Any ballpark guesses? I know HF comp is directly tied to fund performance, but I thought that VPs at MFs start getting noticeable pay spikes in carry. On average, would an analyst who exited MF to join one of the top HFs (average year) earn more than if they stayed at a MF and received the VP promote?
Not sure about what VP's at MFs are making, but a seasoned analyst that is doing well at a fund like you mentioned is probably making $1-2mm per year on average (most of which would be cash but maybe some is deferred). And in really good years could be making in $3-5mm range (or more if you are a superstar at Viking).
As people have said these places are all totally different.
People leave pe because they want to pick stocks and analyze businesses, not do deals. Or because they think lifestyle is better, but in reality that depends on which fund and how good you are at making money and dealing mentally with daily mark to market. And some purely because of prestige and higher aum/head, which is unfortunate, because it leads to a bunch of wrong type of people at these firms in junior/middle analyst ranks who aren’t risk takers and just amplify their bosses and friends ideas instead of challenging them or generating their own original thinking.

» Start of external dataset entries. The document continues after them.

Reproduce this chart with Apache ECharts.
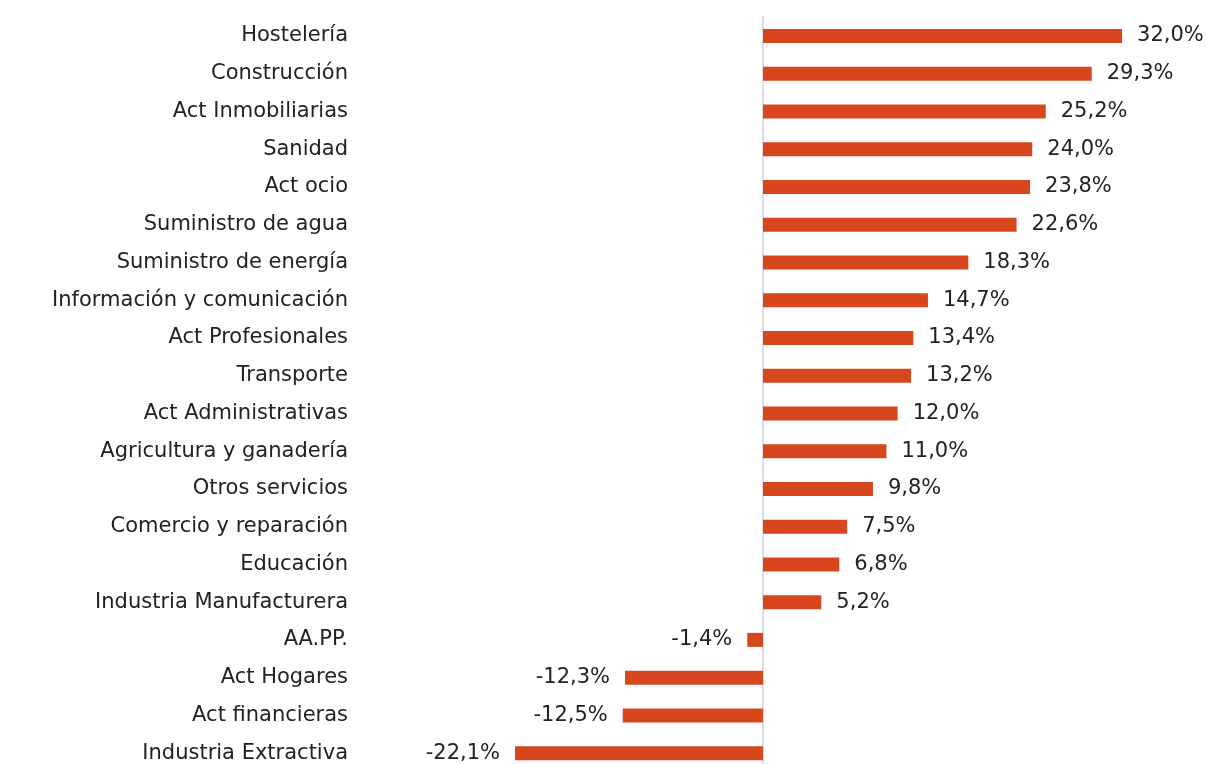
<!DOCTYPE html>
<html>
<head>
<meta charset="utf-8">
<script src="https://cdn.jsdelivr.net/npm/echarts@6/dist/echarts.min.js"></script>
<style>
  html, body { margin: 0; padding: 0; background: #ffffff; }
  #chart { width: 1206px; height: 764px; }
</style>
</head>
<body>
<div id="chart"></div>
<script>
// sectores, de arriba a abajo
const sectors = [
  'Hostelería', 'Construcción', 'Act Inmobiliarias', 'Sanidad', 'Act ocio',
  'Suministro de agua', 'Suministro de energía', 'Información y comunicación',
  'Act Profesionales', 'Transporte', 'Act Administrativas', 'Agricultura y ganadería',
  'Otros servicios', 'Comercio y reparación', 'Educación', 'Industria Manufacturera',
  'AA.PP.', 'Act Hogares', 'Act financieras', 'Industria Extractiva'
]
const changes = [
  32.0, 29.3, 25.2, 24.0, 23.8,
  22.6, 18.3, 14.7,
  13.4, 13.2, 12.0, 11.0,
  9.8, 7.5, 6.8, 5.2,
  -1.4, -12.3, -12.5, -22.1
]

const FONT = 'DejaVu Sans'
const fmt = v => v.toFixed(1).replace('.', ',') + '%'

const chart = echarts.init(document.getElementById('chart'))

chart.setOption({
  animation: false,
  grid: { left: 482.5, right: 50.3, top: 17, bottom: -8, outerBoundsMode: 'none' },
  xAxis: {
    type: 'value',
    min: -25,
    max: 35,
    show: false
  },
  yAxis: {
    type: 'category',
    data: sectors,
    inverse: true,
    axisTick: { show: false },
    axisLine: { show: true, onZero: true, lineStyle: { color: '#D9DEE6', width: 2 } },
    axisLabel: {
      margin: 134.5,
      color: '#222222',
      fontFamily: FONT,
      fontSize: 21
    }
  },
  series: [
    {
      type: 'bar',
      barWidth: 14,
      data: changes.map(v => ({
        value: v,
        label: { position: v < 0 ? 'left' : 'right' }
      })),
      itemStyle: { color: '#D8461E' },
      label: {
        show: true,
        distance: 15,
        color: '#222222',
        fontFamily: FONT,
        fontSize: 21,
        formatter: p => fmt(p.value)
      }
    }
  ]
})
</script>
</body>
</html>
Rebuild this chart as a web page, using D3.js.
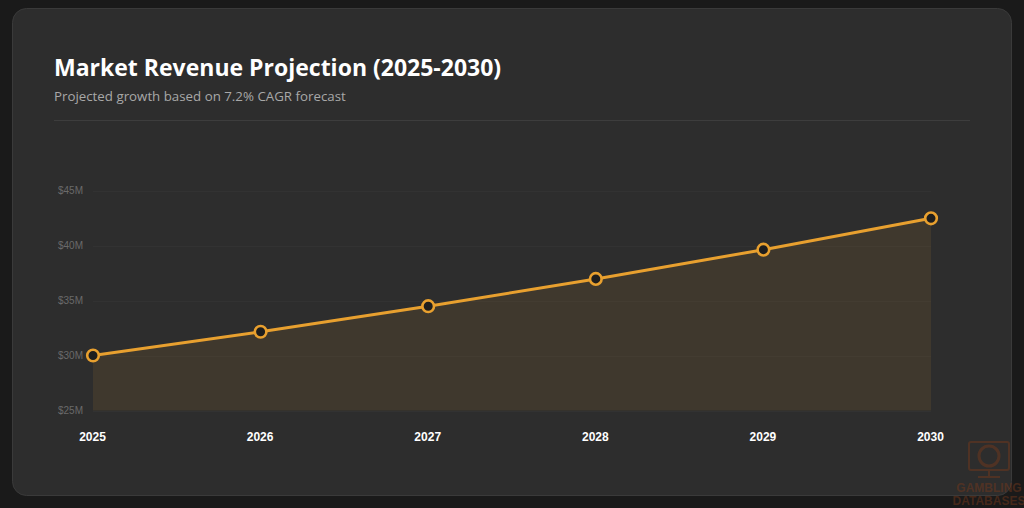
<!DOCTYPE html>
<html><head><meta charset="utf-8">
<script src="https://cdn.jsdelivr.net/npm/d3@7"></script>
<style>
html,body{margin:0;padding:0;background:#1a1a1a;width:1024px;height:508px;overflow:hidden;}
svg{display:block;}
</style></head>
<body>
<svg id="c" width="1024" height="508"></svg>
<script>
const years = ["2025","2026","2027","2028","2029","2030"];
const revenue = [30.0, 32.16, 34.48, 36.96, 39.62, 42.47];
const yTicks = [25, 30, 35, 40, 45];
const title = "Market Revenue Projection (2025-2030)";
const subtitle = "Projected growth based on 7.2% CAGR forecast";

const svg = d3.select("#c");
const orange = "#e8a02f";

svg.append("rect").attr("x",12.5).attr("y",8.5).attr("width",999).attr("height",487)
  .attr("rx",14).attr("fill","#2d2d2d").attr("stroke","#3a3a3a");

svg.append("text").attr("x",54).attr("y",76).text(title)
  .attr("fill","#ffffff").attr("font-family","'Open Sans', sans-serif")
  .attr("font-weight",700).attr("font-size",23);
svg.append("text").attr("x",54).attr("y",101).text(subtitle)
  .attr("fill","#a8a8a8").attr("font-family","'Open Sans', sans-serif")
  .attr("font-size",13.3);
svg.append("line").attr("x1",54).attr("x2",970).attr("y1",120.5).attr("y2",120.5)
  .attr("stroke","#3d3d3d");

const x = d3.scalePoint().domain(years).range([93,931]);
const y = d3.scaleLinear().domain([25,45]).range([410.5,190.5]);

const g = svg.append("g");
// grid
g.selectAll(".grid").data(yTicks).join("line")
  .attr("x1",93).attr("x2",931)
  .attr("y1",d=>Math.round(y(d))+0.5).attr("y2",d=>Math.round(y(d))+0.5)
  .attr("stroke","#323232");

// y axis labels
const yAxis = d3.axisLeft(y).tickValues(yTicks).tickSize(0).tickPadding(0)
  .tickFormat(d=>"$"+d+"M");
const ya = svg.append("g").attr("transform","translate(83,0)").call(yAxis);
ya.select(".domain").remove();
ya.selectAll("text").attr("fill","#6a6a6a").attr("font-family","'Liberation Sans', Arial, sans-serif").attr("font-size",10);

// x axis labels
const xAxis = d3.axisBottom(x).tickSize(0).tickPadding(0);
const xa = svg.append("g").attr("transform","translate(-1,432)").call(xAxis);
xa.select(".domain").remove();
xa.selectAll("text").attr("fill","#ffffff").attr("font-family","'Liberation Sans', Arial, sans-serif")
  .attr("font-weight",700).attr("font-size",12);

const data = years.map((yr,i)=>({yr, v:revenue[i]}));
const area = d3.area().x(d=>x(d.yr)).y0(y(25)).y1(d=>y(d.v));
g.append("path").datum(data).attr("d",area).attr("fill","#e69b2e").attr("fill-opacity",0.1);
const line = d3.line().x(d=>x(d.yr)).y(d=>y(d.v));
g.append("path").datum(data).attr("d",line).attr("fill","none").attr("stroke",orange).attr("stroke-width",3);
g.selectAll("circle").data(data).join("circle")
  .attr("cx",d=>x(d.yr)).attr("cy",d=>y(d.v)).attr("r",5.8)
  .attr("fill","#1e1e1e").attr("stroke",orange).attr("stroke-width",2.6);

// watermark
const wm = svg.append("g").attr("opacity",0.45);
wm.append("rect").attr("x",969).attr("y",442).attr("width",40).attr("height",28).attr("rx",2)
  .attr("fill","none").attr("stroke","#7a3a1a").attr("stroke-width",2);
wm.append("circle").attr("cx",989).attr("cy",456).attr("r",10).attr("fill","none").attr("stroke","#7a3a1a").attr("stroke-width",3);
wm.append("line").attr("x1",989).attr("x2",989).attr("y1",470).attr("y2",476).attr("stroke","#7a3a1a").attr("stroke-width",2);
wm.append("line").attr("x1",978).attr("x2",1000).attr("y1",477).attr("y2",477).attr("stroke","#7a3a1a").attr("stroke-width",2);
wm.append("text").attr("x",989).attr("y",492).attr("text-anchor","middle").text("GAMBLING")
  .attr("fill","#7a3a1a").attr("font-family","'Liberation Sans', Arial, sans-serif").attr("font-weight",700).attr("font-size",12);
wm.append("text").attr("x",989).attr("y",505).attr("text-anchor","middle").text("DATABASES")
  .attr("fill","#7a3a1a").attr("font-family","'Liberation Sans', Arial, sans-serif").attr("font-weight",700).attr("font-size",12);
</script>
</body></html>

your previous answer that you deleted was very helpful. Not sure if you still have it but would be nice if you could repost so others on the site could read it.
Agree was totally spot on, one of the better posts I’ve seen on the subject.
Summary of what I remember, Viking is set up as a pod shop with ~ 10 PMs that run their own sector with low leverage. Coatue is run by the top few guys and the analysts don't have the chance to move up and manage money, more for a 2 year analyst stint. Maverick has a value tilt which has caused them to underperform and shrink over the last decade. Lone Pine is used to be run by 1 PM then 4 and now 3, each run their sectors but the book is cohesive and not run independently.
From the looks of it (LinkedIn), looks like you can move up quickly at Coatue if you're good. See a Senior Managing Director / Partner that graduated college in 2012. Surely not an easy feat given all the attrition ppl keep referencing
Any ideas who the headhunters are for these?
Given the small headcount (even at Viking with ~10 PMs, despite large AUM), is it possible to eventually move up to PM on the public side? Or will most people end up being stuck at an analyst/senior analyst role?
People leave to start their own funds (recent Viking spin-offs include D1, Junto, Anomaly, and Grant Wonders fund), creating new openings.
Senior analyst jobs can still be incredibly lucrative at the top single managers.
This is the point. At viking everyone gets a shot at pm if their performance warrants. A few pms run big books and separate teams, and some are really senior analysts who also get a credit line or small book.
Coatue is single pm. Don’t think most analysts have all that much autonomy even.
Lone pine has a few pms, but they collaborate on a single book. That structure was more of a one-off succession plan for a single manager firm in spirit, not a defined path for other senior analysts becoming pms. But then senior analyst at lone pine can be a better gig than a pm almost anywhere else, depending on your priorities. Just not if you have the bug and need to run money.
At Lone Pine, does the MD title refer to the PMs you're talking about, or senior analysts? Also can you shed some light on how being a senior analyst at Lone Pine could be better than being a PM anywhere else? I read a Barrons article about Lone Pine, and it basically said how Lone Pine has been one of the highest performing HFs of all time, and how it's a wonderful place to work. Culture seems incredible and highly encouraging, do you know anything about comp numbers?